Copy out the entries in full and with complete accuracy; pictures are excluded.

>> Start

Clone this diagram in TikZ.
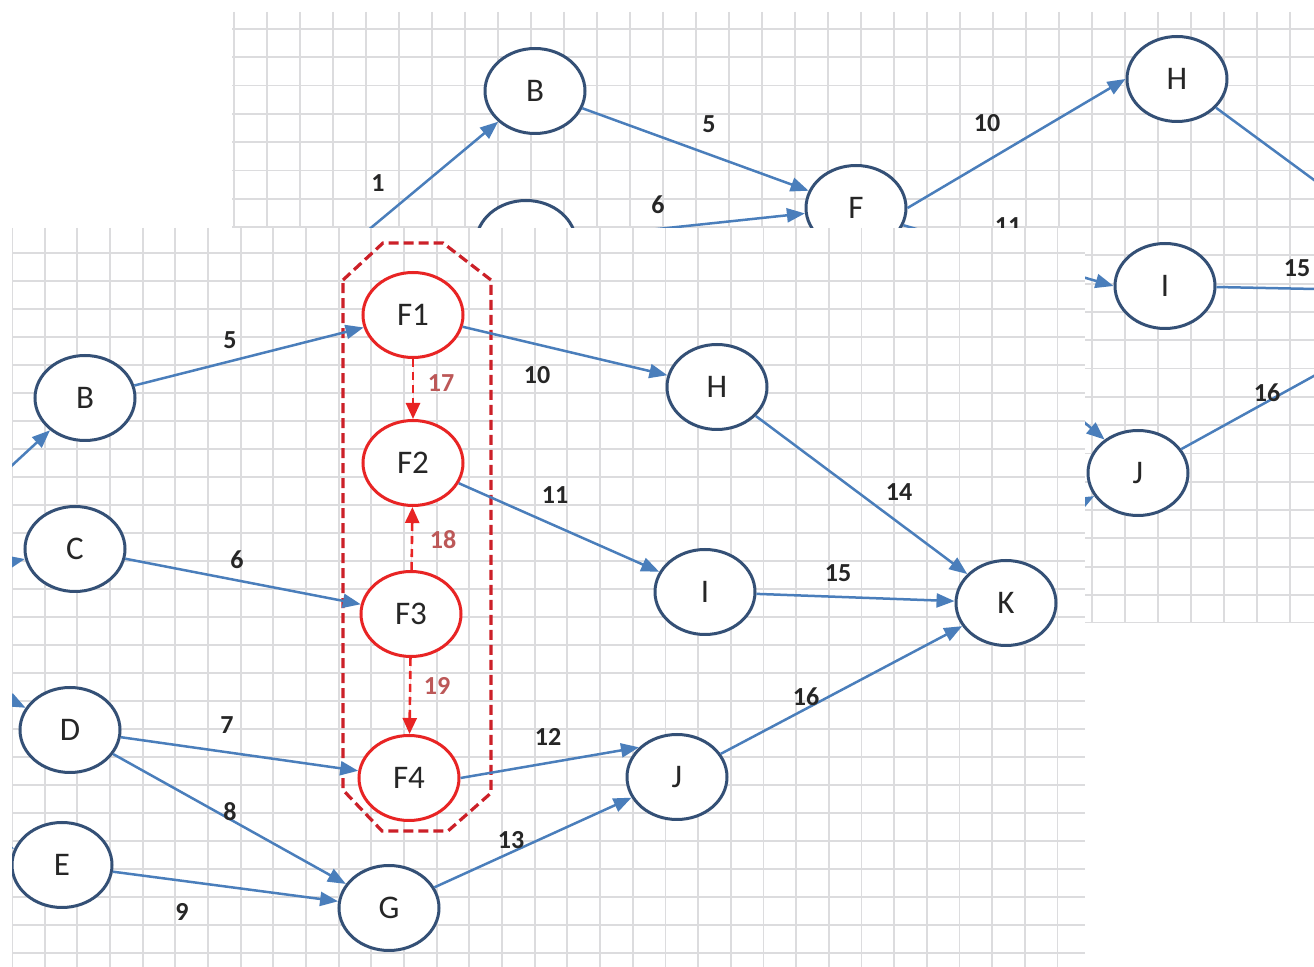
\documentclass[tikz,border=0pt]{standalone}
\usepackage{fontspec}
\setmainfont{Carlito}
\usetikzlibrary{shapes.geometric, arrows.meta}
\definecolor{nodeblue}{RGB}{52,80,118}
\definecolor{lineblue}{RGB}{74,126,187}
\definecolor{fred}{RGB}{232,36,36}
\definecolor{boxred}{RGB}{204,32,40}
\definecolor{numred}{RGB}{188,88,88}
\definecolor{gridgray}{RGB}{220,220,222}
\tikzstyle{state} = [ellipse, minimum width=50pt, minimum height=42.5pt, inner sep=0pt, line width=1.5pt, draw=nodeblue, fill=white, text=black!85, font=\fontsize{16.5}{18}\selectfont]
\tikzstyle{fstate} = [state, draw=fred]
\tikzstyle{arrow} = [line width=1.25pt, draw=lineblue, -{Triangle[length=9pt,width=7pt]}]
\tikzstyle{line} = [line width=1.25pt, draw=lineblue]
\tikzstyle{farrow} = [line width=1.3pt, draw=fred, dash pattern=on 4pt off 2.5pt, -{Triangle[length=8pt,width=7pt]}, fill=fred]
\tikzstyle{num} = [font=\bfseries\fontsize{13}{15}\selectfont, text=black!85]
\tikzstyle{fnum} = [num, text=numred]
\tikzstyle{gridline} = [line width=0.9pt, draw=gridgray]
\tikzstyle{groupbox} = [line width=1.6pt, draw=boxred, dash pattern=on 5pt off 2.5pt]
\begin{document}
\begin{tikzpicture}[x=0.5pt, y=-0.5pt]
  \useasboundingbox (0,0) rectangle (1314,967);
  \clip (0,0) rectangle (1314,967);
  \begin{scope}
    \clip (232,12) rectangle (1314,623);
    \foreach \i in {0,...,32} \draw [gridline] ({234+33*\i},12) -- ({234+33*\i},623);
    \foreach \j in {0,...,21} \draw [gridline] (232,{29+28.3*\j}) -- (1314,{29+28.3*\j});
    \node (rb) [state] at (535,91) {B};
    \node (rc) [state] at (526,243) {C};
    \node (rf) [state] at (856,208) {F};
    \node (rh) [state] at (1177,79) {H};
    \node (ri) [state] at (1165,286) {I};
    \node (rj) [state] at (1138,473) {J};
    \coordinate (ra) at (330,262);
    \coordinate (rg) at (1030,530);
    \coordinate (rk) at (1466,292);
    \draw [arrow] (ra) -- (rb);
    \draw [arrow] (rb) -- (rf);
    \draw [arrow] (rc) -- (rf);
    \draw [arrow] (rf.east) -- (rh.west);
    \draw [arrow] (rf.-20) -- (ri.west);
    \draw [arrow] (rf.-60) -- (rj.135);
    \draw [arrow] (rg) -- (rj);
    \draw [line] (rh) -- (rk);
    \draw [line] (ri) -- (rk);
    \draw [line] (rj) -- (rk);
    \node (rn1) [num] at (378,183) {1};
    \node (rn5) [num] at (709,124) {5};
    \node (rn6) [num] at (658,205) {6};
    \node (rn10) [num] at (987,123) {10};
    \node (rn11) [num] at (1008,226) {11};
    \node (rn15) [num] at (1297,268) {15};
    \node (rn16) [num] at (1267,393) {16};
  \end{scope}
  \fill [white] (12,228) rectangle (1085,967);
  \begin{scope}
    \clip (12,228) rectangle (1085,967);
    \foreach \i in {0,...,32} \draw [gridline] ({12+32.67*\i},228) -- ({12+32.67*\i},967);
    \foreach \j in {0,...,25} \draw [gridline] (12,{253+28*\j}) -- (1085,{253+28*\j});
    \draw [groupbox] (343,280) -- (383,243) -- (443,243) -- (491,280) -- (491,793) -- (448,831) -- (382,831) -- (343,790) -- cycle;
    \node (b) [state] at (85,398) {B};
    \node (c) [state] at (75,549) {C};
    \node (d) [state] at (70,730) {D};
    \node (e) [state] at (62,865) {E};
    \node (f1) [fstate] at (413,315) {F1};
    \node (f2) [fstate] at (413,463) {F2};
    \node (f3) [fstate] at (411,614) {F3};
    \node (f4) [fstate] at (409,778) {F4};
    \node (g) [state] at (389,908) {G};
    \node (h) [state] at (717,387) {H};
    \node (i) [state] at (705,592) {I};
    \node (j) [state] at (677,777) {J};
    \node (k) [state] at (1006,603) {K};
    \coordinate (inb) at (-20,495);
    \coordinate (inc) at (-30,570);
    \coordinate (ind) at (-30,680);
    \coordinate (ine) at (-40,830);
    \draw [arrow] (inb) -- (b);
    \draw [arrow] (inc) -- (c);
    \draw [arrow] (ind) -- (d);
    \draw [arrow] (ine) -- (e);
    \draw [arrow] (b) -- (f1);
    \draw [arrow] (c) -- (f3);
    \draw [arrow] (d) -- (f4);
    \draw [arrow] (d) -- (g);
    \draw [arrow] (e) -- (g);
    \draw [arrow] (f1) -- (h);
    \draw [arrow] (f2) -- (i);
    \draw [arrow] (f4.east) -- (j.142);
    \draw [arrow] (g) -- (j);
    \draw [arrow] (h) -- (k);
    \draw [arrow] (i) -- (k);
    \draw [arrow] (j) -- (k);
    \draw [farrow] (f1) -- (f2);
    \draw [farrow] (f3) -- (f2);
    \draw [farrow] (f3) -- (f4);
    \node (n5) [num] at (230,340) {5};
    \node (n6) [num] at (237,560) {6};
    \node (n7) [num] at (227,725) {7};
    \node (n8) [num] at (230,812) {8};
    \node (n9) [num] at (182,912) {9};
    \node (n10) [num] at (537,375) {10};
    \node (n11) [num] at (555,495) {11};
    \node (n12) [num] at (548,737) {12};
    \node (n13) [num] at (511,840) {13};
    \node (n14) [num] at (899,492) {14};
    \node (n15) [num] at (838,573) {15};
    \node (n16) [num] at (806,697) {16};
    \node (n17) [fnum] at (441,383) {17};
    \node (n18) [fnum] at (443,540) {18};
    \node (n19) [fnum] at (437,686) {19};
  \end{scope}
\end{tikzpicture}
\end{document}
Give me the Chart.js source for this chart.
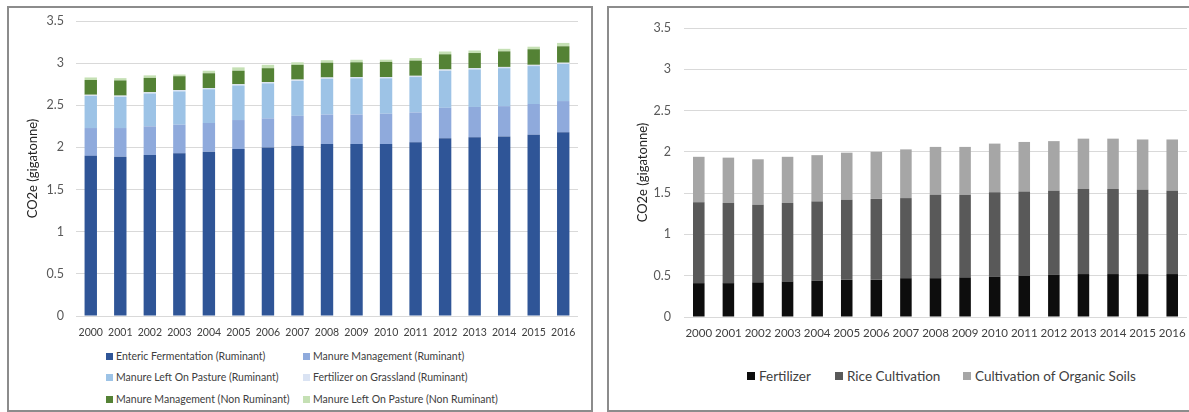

>> End

SOLVED PROBLEM →
Clone this diagram in TikZ.
\documentclass[tikz,border=0pt]{standalone}
\usepackage{fontspec}
\setmainfont{Carlito}
\usetikzlibrary{shapes.geometric, arrows.meta}
\definecolor{nodeblue}{RGB}{52,80,118}
\definecolor{lineblue}{RGB}{74,126,187}
\definecolor{fred}{RGB}{232,36,36}
\definecolor{boxred}{RGB}{204,32,40}
\definecolor{numred}{RGB}{188,88,88}
\definecolor{gridgray}{RGB}{220,220,222}
\tikzstyle{state} = [ellipse, minimum width=50pt, minimum height=42.5pt, inner sep=0pt, line width=1.5pt, draw=nodeblue, fill=white, text=black!85, font=\fontsize{16.5}{18}\selectfont]
\tikzstyle{fstate} = [state, draw=fred]
\tikzstyle{arrow} = [line width=1.25pt, draw=lineblue, -{Triangle[length=9pt,width=7pt]}]
\tikzstyle{line} = [line width=1.25pt, draw=lineblue]
\tikzstyle{farrow} = [line width=1.3pt, draw=fred, dash pattern=on 4pt off 2.5pt, -{Triangle[length=8pt,width=7pt]}, fill=fred]
\tikzstyle{num} = [font=\bfseries\fontsize{13}{15}\selectfont, text=black!85]
\tikzstyle{fnum} = [num, text=numred]
\tikzstyle{gridline} = [line width=0.9pt, draw=gridgray]
\tikzstyle{groupbox} = [line width=1.6pt, draw=boxred, dash pattern=on 5pt off 2.5pt]
\begin{document}
\begin{tikzpicture}[x=0.5pt, y=-0.5pt]
  \useasboundingbox (0,0) rectangle (1314,967);
  \clip (0,0) rectangle (1314,967);
  \begin{scope}
    \clip (232,12) rectangle (1314,623);
    \foreach \i in {0,...,32} \draw [gridline] ({234+33*\i},12) -- ({234+33*\i},623);
    \foreach \j in {0,...,21} \draw [gridline] (232,{29+28.3*\j}) -- (1314,{29+28.3*\j});
    \node (rb) [state] at (535,91) {B};
    \node (rc) [state] at (526,243) {C};
    \node (rf) [state] at (856,208) {F};
    \node (rh) [state] at (1177,79) {H};
    \node (ri) [state] at (1165,286) {I};
    \node (rj) [state] at (1138,473) {J};
    \coordinate (ra) at (330,262);
    \coordinate (rg) at (1030,530);
    \coordinate (rk) at (1466,292);
    \draw [arrow] (ra) -- (rb);
    \draw [arrow] (rb) -- (rf);
    \draw [arrow] (rc) -- (rf);
    \draw [arrow] (rf.east) -- (rh.west);
    \draw [arrow] (rf.-20) -- (ri.west);
    \draw [arrow] (rf.-60) -- (rj.135);
    \draw [arrow] (rg) -- (rj);
    \draw [line] (rh) -- (rk);
    \draw [line] (ri) -- (rk);
    \draw [line] (rj) -- (rk);
    \node (rn1) [num] at (378,183) {1};
    \node (rn5) [num] at (709,124) {5};
    \node (rn6) [num] at (658,205) {6};
    \node (rn10) [num] at (987,123) {10};
    \node (rn11) [num] at (1008,226) {11};
    \node (rn15) [num] at (1297,268) {15};
    \node (rn16) [num] at (1267,393) {16};
  \end{scope}
  \fill [white] (12,228) rectangle (1085,967);
  \begin{scope}
    \clip (12,228) rectangle (1085,967);
    \foreach \i in {0,...,32} \draw [gridline] ({12+32.67*\i},228) -- ({12+32.67*\i},967);
    \foreach \j in {0,...,25} \draw [gridline] (12,{253+28*\j}) -- (1085,{253+28*\j});
    \draw [groupbox] (343,280) -- (383,243) -- (443,243) -- (491,280) -- (491,793) -- (448,831) -- (382,831) -- (343,790) -- cycle;
    \node (b) [state] at (85,398) {B};
    \node (c) [state] at (75,549) {C};
    \node (d) [state] at (70,730) {D};
    \node (e) [state] at (62,865) {E};
    \node (f1) [fstate] at (413,315) {F1};
    \node (f2) [fstate] at (413,463) {F2};
    \node (f3) [fstate] at (411,614) {F3};
    \node (f4) [fstate] at (409,778) {F4};
    \node (g) [state] at (389,908) {G};
    \node (h) [state] at (717,387) {H};
    \node (i) [state] at (705,592) {I};
    \node (j) [state] at (677,777) {J};
    \node (k) [state] at (1006,603) {K};
    \coordinate (inb) at (-20,495);
    \coordinate (inc) at (-30,570);
    \coordinate (ind) at (-30,680);
    \coordinate (ine) at (-40,830);
    \draw [arrow] (inb) -- (b);
    \draw [arrow] (inc) -- (c);
    \draw [arrow] (ind) -- (d);
    \draw [arrow] (ine) -- (e);
    \draw [arrow] (b) -- (f1);
    \draw [arrow] (c) -- (f3);
    \draw [arrow] (d) -- (f4);
    \draw [arrow] (d) -- (g);
    \draw [arrow] (e) -- (g);
    \draw [arrow] (f1) -- (h);
    \draw [arrow] (f2) -- (i);
    \draw [arrow] (f4.east) -- (j.142);
    \draw [arrow] (g) -- (j);
    \draw [arrow] (h) -- (k);
    \draw [arrow] (i) -- (k);
    \draw [arrow] (j) -- (k);
    \draw [farrow] (f1) -- (f2);
    \draw [farrow] (f3) -- (f2);
    \draw [farrow] (f3) -- (f4);
    \node (n5) [num] at (230,340) {5};
    \node (n6) [num] at (237,560) {6};
    \node (n7) [num] at (227,725) {7};
    \node (n8) [num] at (230,812) {8};
    \node (n9) [num] at (182,912) {9};
    \node (n10) [num] at (537,375) {10};
    \node (n11) [num] at (555,495) {11};
    \node (n12) [num] at (548,737) {12};
    \node (n13) [num] at (511,840) {13};
    \node (n14) [num] at (899,492) {14};
    \node (n15) [num] at (838,573) {15};
    \node (n16) [num] at (806,697) {16};
    \node (n17) [fnum] at (441,383) {17};
    \node (n18) [fnum] at (443,540) {18};
    \node (n19) [fnum] at (437,686) {19};
  \end{scope}
\end{tikzpicture}
\end{document}
Give me the Chart.js source for this chart.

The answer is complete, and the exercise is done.